Drug and alcohol abuse can prevent people from achieving their definitions of success. If people consider success to be making lots of money and becoming wealthy, addiction can definitely mess with those plans. Drug and alcohol habits are expensive. People with such habits often miss work or even lose their jobs, which obviously affects their ability to make money.
If people measure success by their relationships, addiction could affect that type of success too. Drug and alcohol abuse often isolates people from the people who love them most. If such habits don’t isolate them from people, drug and alcohol users often neglect, abuse, or mistreat the people in their lives in other ways.
Clearly, abusing drugs and alcohol aren’t the pathways to financial and personal success. But addiction doesn’t make a person a failure. With the proper help, addiction is a temporary setback to success, not a permanent barrier to achieving a person’s goals.
How? From the financial angle, yes, if people spend money on drugs and alcohol, they’ve lost that money. But if people are sober, they’re not spending any more money on drugs and alcohol. It might seem like a small point, but people in recovery can use such points as illustrations of their progress. They can use this progress to build confidence, and maybe this confidence can keep them from using again.
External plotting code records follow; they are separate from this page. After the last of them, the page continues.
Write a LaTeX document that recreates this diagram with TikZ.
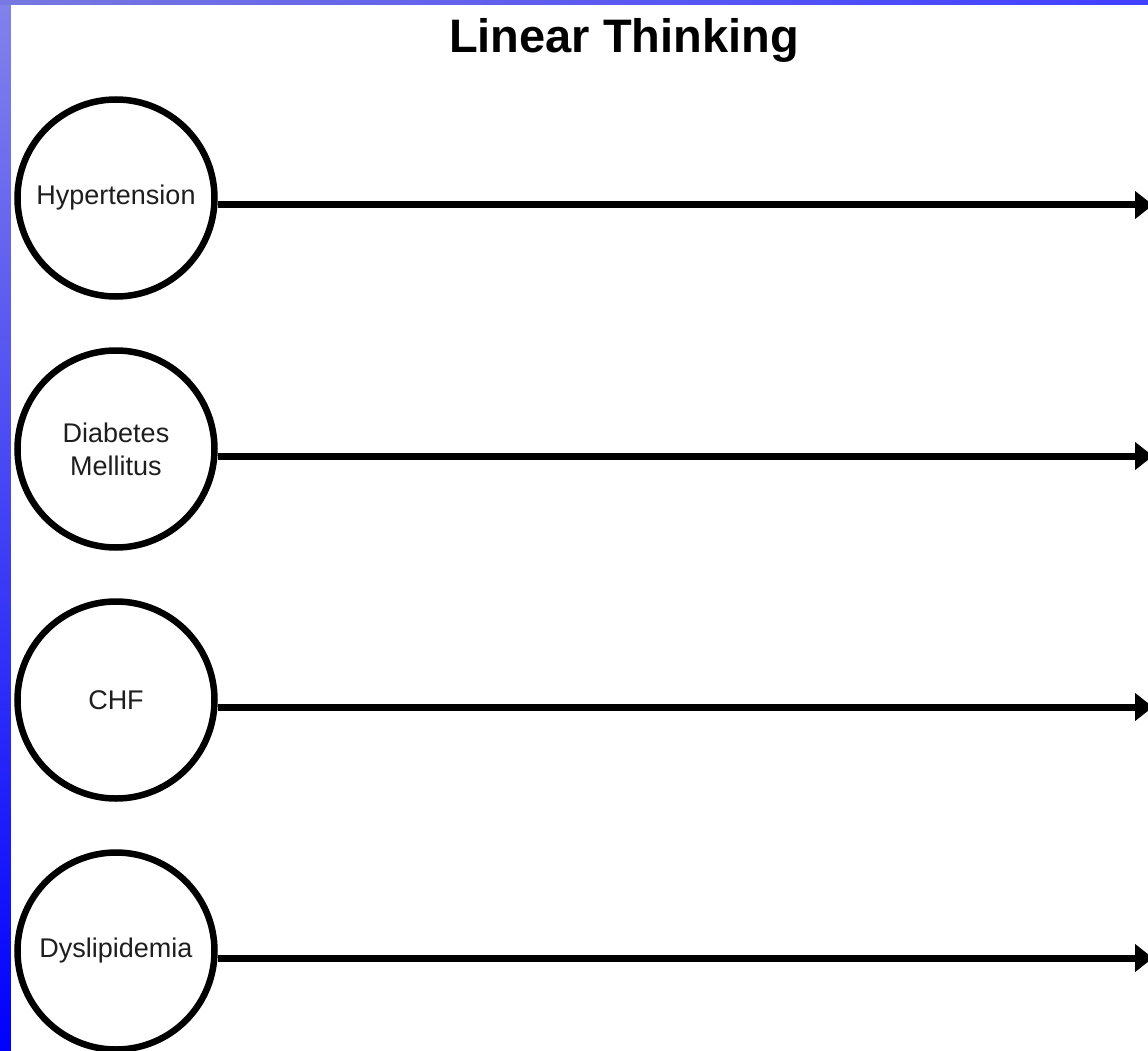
\documentclass[tikz,border=0pt]{standalone}
\usepackage{fontspec}
\setmainfont{Liberation Sans}
\usetikzlibrary{arrows.meta}
\begin{document}
\begin{tikzpicture}[x=1pt,y=-1pt,
  disease/.style={circle,draw=black,line width=6.5pt,minimum size=197pt,inner sep=0pt,align=center,font=\fontsize{27}{33}\selectfont,fill=white,text={rgb,255:red,30;green,30;blue,30}},
  conn/.style={line width=7pt,-{Triangle[length=18pt,width=27pt]}}]
\useasboundingbox (0,0) rectangle (1148,1051);
\shade[top color={rgb,255:red,130;green,130;blue,235},bottom color={rgb,255:red,0;green,0;blue,255}] (0,0) rectangle (1148,1051);
\shade[left color={rgb,255:red,120;green,120;blue,225},right color={rgb,255:red,64;green,64;blue,255}] (0,0) rectangle (1148,5);
\fill[white] (11,5) rectangle (1148,1051);
\node[font=\bfseries\fontsize{47}{56}\selectfont] (title) at (624,40) {Linear Thinking};
\node[disease] (h) at (116,198) {Hypertension};
\node[disease] (d) at (116,449) {Diabetes\\Mellitus};
\node[disease] (c) at (116,700) {CHF};
\node[disease] (y) at (116,951) {Dyslipidemia};
\coordinate (he) at (1153,205);
\coordinate (de) at (1153,456);
\coordinate (ce) at (1153,707);
\coordinate (ye) at (1153,958);
\draw[conn] (h.east |- he) -- (he);
\draw[conn] (d.east |- de) -- (de);
\draw[conn] (c.east |- ce) -- (ce);
\draw[conn] (y.east |- ye) -- (ye);
\end{tikzpicture}
\end{document}
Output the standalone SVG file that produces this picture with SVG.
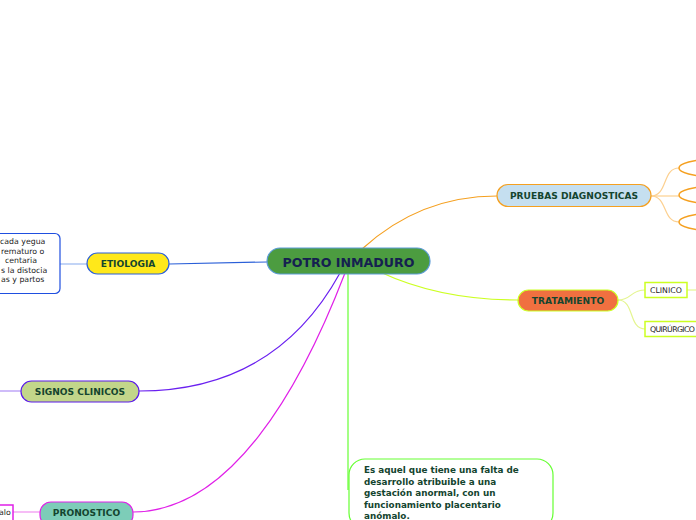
<svg xmlns="http://www.w3.org/2000/svg" width="696" height="520" viewBox="0 0 696 520">
<style>
.t{font-family:"DejaVu Sans",Verdana,sans-serif;font-weight:bold;fill:#14452f;text-anchor:middle}
.s{font-family:"DejaVu Sans",Verdana,sans-serif;font-size:7.8px;fill:#222}
.c{fill:none;stroke-width:1.2}
</style>
<rect width="696" height="520" fill="#fff"/>
<g id="connectors">
<path class="c" d="M362,249 Q420,196 497,196" stroke="#f5a020"/>
<path class="c" d="M651,196 C668,196 662,168 679,168" stroke="#fcd090"/>
<path class="c" d="M651,196 L679,196" stroke="#fcd090"/>
<path class="c" d="M651,196 C668,196 662,222 679,222" stroke="#fcd090"/>
<path class="c" d="M380,272 Q440,300 518,300" stroke="#ccff22"/>
<path class="c" d="M618,300 C632,300 630,290 645,290" stroke="#e4f590"/>
<path class="c" d="M618,300 C635,300 628,329 645,329" stroke="#e4f590"/>
<path class="c" d="M687,290 L696,290" stroke="#e4f590"/>
<path class="c" d="M267,262 L169,264" stroke="#2a5fd8"/>
<path class="c" d="M87,264 L60,264" stroke="#9ab8f0"/>
<path class="c" d="M340,273 Q275,391 139,391" stroke="#6a20f0"/>
<path class="c" d="M21,391 L0,391" stroke="#b090f5"/>
<path class="c" d="M345,273 C300,390 230,512 133,512" stroke="#e020e8"/>
<path class="c" d="M40,512 L13,512" stroke="#f090f0"/>
<path class="c" d="M348,274 L348,490" stroke="#66ff33"/>
</g>
<g id="center">
<rect x="267" y="248" width="163" height="26" rx="13" fill="#4c9c40" stroke="#5b9bd5" stroke-width="1.2"/>
<text class="t" x="348.5" y="266.5" font-size="12.6" style="fill:#152050">POTRO INMADURO</text>
</g>
<g id="pruebas">
<rect x="497" y="184.5" width="154" height="22" rx="11" fill="#c5dff0" stroke="#f5a020" stroke-width="1.2"/>
<text class="t" x="574" y="199" font-size="9.1">PRUEBAS DIAGNOSTICAS</text>
</g>
<g id="prueba1"><ellipse cx="712" cy="168" rx="33" ry="8.5" fill="#fff" stroke="#f5a020" stroke-width="1.5"/></g>
<g id="prueba2"><ellipse cx="712" cy="195" rx="33" ry="8.5" fill="#fff" stroke="#f5a020" stroke-width="1.5"/></g>
<g id="prueba3"><ellipse cx="712" cy="222" rx="33" ry="8.5" fill="#fff" stroke="#f5a020" stroke-width="1.5"/></g>
<g id="tratamiento">
<rect x="518" y="290" width="100" height="21" rx="10.5" fill="#f07040" stroke="#ccff22" stroke-width="1.2"/>
<text class="t" x="568" y="304" font-size="9.1">TRATAMIENTO</text>
</g>
<g id="clinico">
<rect x="645" y="282.5" width="42" height="15" fill="#fff" stroke="#ccff22" stroke-width="1.5"/>
<text class="s" x="650" y="293">CLINICO</text>
</g>
<g id="quirurgico">
<rect x="645" y="321.5" width="60" height="15" fill="#fff" stroke="#ccff22" stroke-width="1.5"/>
<text class="s" x="650" y="332" textLength="45">QUIRÚRGICO</text>
</g>
<g id="etiologia">
<rect x="87" y="253" width="82" height="21" rx="10.5" fill="#ffe81a" stroke="#2a5fd8" stroke-width="1.2"/>
<text class="t" x="128" y="267" font-size="9.1">ETIOLOGIA</text>
</g>
<g id="etiologia-text">
<rect x="-40" y="233.5" width="100" height="60" rx="5" fill="#fff" stroke="#1f4fe0" stroke-width="1.2"/>
<text class="s" x="0" y="244">cada yegua</text>
<text class="s" x="1" y="253.5">rematuro o</text>
<text class="s" x="5" y="263">centaria</text>
<text class="s" x="1" y="272.5">s la distocia</text>
<text class="s" x="1" y="282">as y partos</text>
</g>
<g id="signos">
<rect x="21" y="381" width="118" height="21" rx="10.5" fill="#c2d68a" stroke="#5a1ae8" stroke-width="1.2"/>
<text class="t" x="80" y="395" font-size="9.1">SIGNOS CLINICOS</text>
</g>
<g id="pronostico">
<rect x="40" y="502" width="93" height="24" rx="11" fill="#7dcdb8" stroke="#e020e8" stroke-width="1.2"/>
<text class="t" x="86.5" y="516" font-size="9.1">PRONOSTICO</text>
</g>
<g id="pronostico-text">
<rect x="-30" y="505" width="43" height="20" fill="#fff" stroke="#e020e8" stroke-width="1.5"/>
<text class="s" x="-1" y="515">alo</text>
</g>
<g id="definicion">
<rect x="349" y="459" width="204" height="70" rx="16" fill="#fff" stroke="#66ff33" stroke-width="1.2"/>
<text class="t" font-size="8.8" style="text-anchor:start">
<tspan x="364" y="473">Es aquel que tiene una falta de</tspan>
<tspan x="364" y="484.5">desarrollo atribuible a una</tspan>
<tspan x="364" y="496">gestación anormal, con un</tspan>
<tspan x="364" y="507.5">funcionamiento placentario</tspan>
<tspan x="364" y="519">anómalo.</tspan>
</text>
</g>
</svg>
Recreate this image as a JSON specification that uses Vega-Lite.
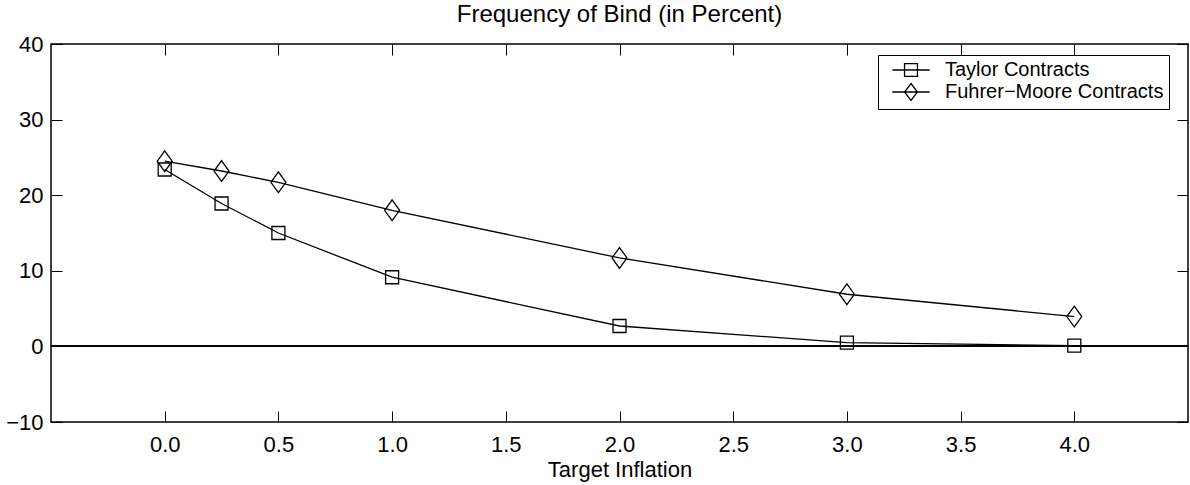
{
  "$schema": "https://vega.github.io/schema/vega-lite/v6.json",
  "autosize": "none",
  "padding": {"left": 51, "top": 44, "right": 2, "bottom": 63},
  "width": 1137,
  "height": 378,
  "title": {"text": "Frequency of Bind (in Percent)", "fontSize": 24, "font": "Liberation Sans", "fontWeight": "normal", "color": "black", "anchor": "middle", "baseline": "alphabetic", "offset": -13},
  "data": {"values": [
    {"series": "Taylor Contracts", "x": 0, "y": 23.4},
    {"series": "Taylor Contracts", "x": 0.25, "y": 18.9},
    {"series": "Taylor Contracts", "x": 0.5, "y": 15.0},
    {"series": "Taylor Contracts", "x": 1, "y": 9.15},
    {"series": "Taylor Contracts", "x": 2, "y": 2.7},
    {"series": "Taylor Contracts", "x": 3, "y": 0.5},
    {"series": "Taylor Contracts", "x": 4, "y": 0.1},
    {"series": "Fuhrer−Moore Contracts", "x": 0, "y": 24.5},
    {"series": "Fuhrer−Moore Contracts", "x": 0.25, "y": 23.2},
    {"series": "Fuhrer−Moore Contracts", "x": 0.5, "y": 21.7},
    {"series": "Fuhrer−Moore Contracts", "x": 1, "y": 18.0},
    {"series": "Fuhrer−Moore Contracts", "x": 2, "y": 11.7},
    {"series": "Fuhrer−Moore Contracts", "x": 3, "y": 6.9},
    {"series": "Fuhrer−Moore Contracts", "x": 4, "y": 3.95}
  ]},
  "config": {
    "view": {"stroke": "black", "strokeWidth": 1.5},
    "font": "Liberation Sans",
    "axis": {"domain": false, "ticks": false, "labelColor": "black", "labelFont": "Liberation Sans", "labelFontSize": 22, "titleFont": "Liberation Sans", "titleFontSize": 22, "titleFontWeight": "normal", "titleColor": "black", "labelFlush": false},
    "legend": {"symbolOpacity": 1}
  },
  "resolve": {"scale": {"shape": "independent"}},
  "layer": [
    {
      "mark": {"type": "line", "color": "black", "strokeWidth": 1.3},
      "encoding": {
        "x": {"field": "x", "type": "quantitative", "scale": {"domain": [-0.5, 4.5], "nice": false, "zero": false},
              "axis": {"title": "Target Inflation", "values": [0, 0.5, 1, 1.5, 2, 2.5, 3, 3.5, 4], "format": ".1f", "grid": true, "gridColor": "black", "gridOpacity": 1, "gridDash": [11, 356, 11, 1000], "labelPadding": 12, "titlePadding": 4}},
        "y": {"field": "y", "type": "quantitative", "scale": {"domain": [-10, 40], "nice": false, "zero": false},
              "axis": {"title": null, "values": [-10, 0, 10, 20, 30, 40], "grid": true, "gridColor": "black", "gridOpacity": 1, "gridDash": [11, 1115, 11, 2000], "labelPadding": 8}},
        "detail": {"field": "series"}
      }
    },
    {
      "mark": {"type": "rule", "color": "black", "strokeWidth": 1.2},
      "encoding": {"y": {"datum": 0, "type": "quantitative"}}
    },
    {
      "mark": {"type": "point", "filled": false, "stroke": "black", "strokeWidth": 1.3, "size": 169, "opacity": 1},
      "encoding": {
        "x": {"field": "x", "type": "quantitative"},
        "y": {"field": "y", "type": "quantitative"},
        "shape": {"field": "series", "type": "nominal",
                  "scale": {"domain": ["Taylor Contracts", "Fuhrer−Moore Contracts"], "range": ["M-1,-1L1,-1L1,1L-1,1Z", "M0,-1.6L1.15,0L0,1.6L-1.15,0Z"]},
                  "legend": null}
      }
    },
    {
      "mark": {"type": "point", "filled": false, "stroke": "black", "strokeWidth": 1.3, "size": 289, "opacity": 0},
      "encoding": {
        "x": {"field": "x", "type": "quantitative"},
        "y": {"field": "y", "type": "quantitative"},
        "shape": {"field": "series", "type": "nominal",
                  "scale": {"domain": ["Taylor Contracts", "Fuhrer−Moore Contracts"], "range": ["M-2.2,0L2.2,0M-0.76,-0.76L0.76,-0.76L0.76,0.76L-0.76,0.76Z", "M-2.2,0L2.2,0M0,-1L0.76,0L0,1L-0.76,0Z"]},
                  "legend": {"title": null, "orient": "none", "legendX": 827, "legendY": 11, "strokeColor": "black", "fillColor": "white", "padding": 5, "symbolOffset": 18, "symbolOpacity": 1, "symbolSize": 289, "symbolStrokeColor": "black", "symbolStrokeWidth": 1.3, "symbolFillColor": "transparent", "labelFontSize": 20, "labelFont": "Liberation Sans", "labelColor": "black", "labelOffset": 24, "labelLimit": 0, "rowPadding": 0, "offset": 0}}
      }
    }
  ]
}
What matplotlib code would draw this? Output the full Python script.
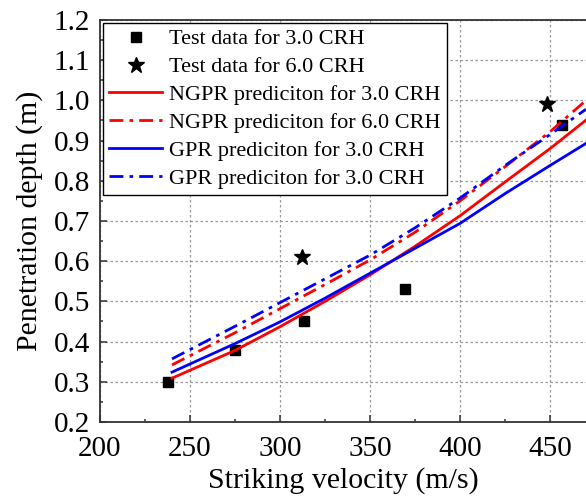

Addiction doesn’t end a person’s ability to make money, either. After successful recoveries, people might be able to resume their careers or find other jobs. Again, addiction can be temporary.
Successful recoveries can also help people achieve personal success. Addiction can wreck havoc on personal lives, but treatment can help fix such damage. Many treatment centers offer family therapy that can help people repair broken relationships. Treatment can do such much. It can help people achieve success.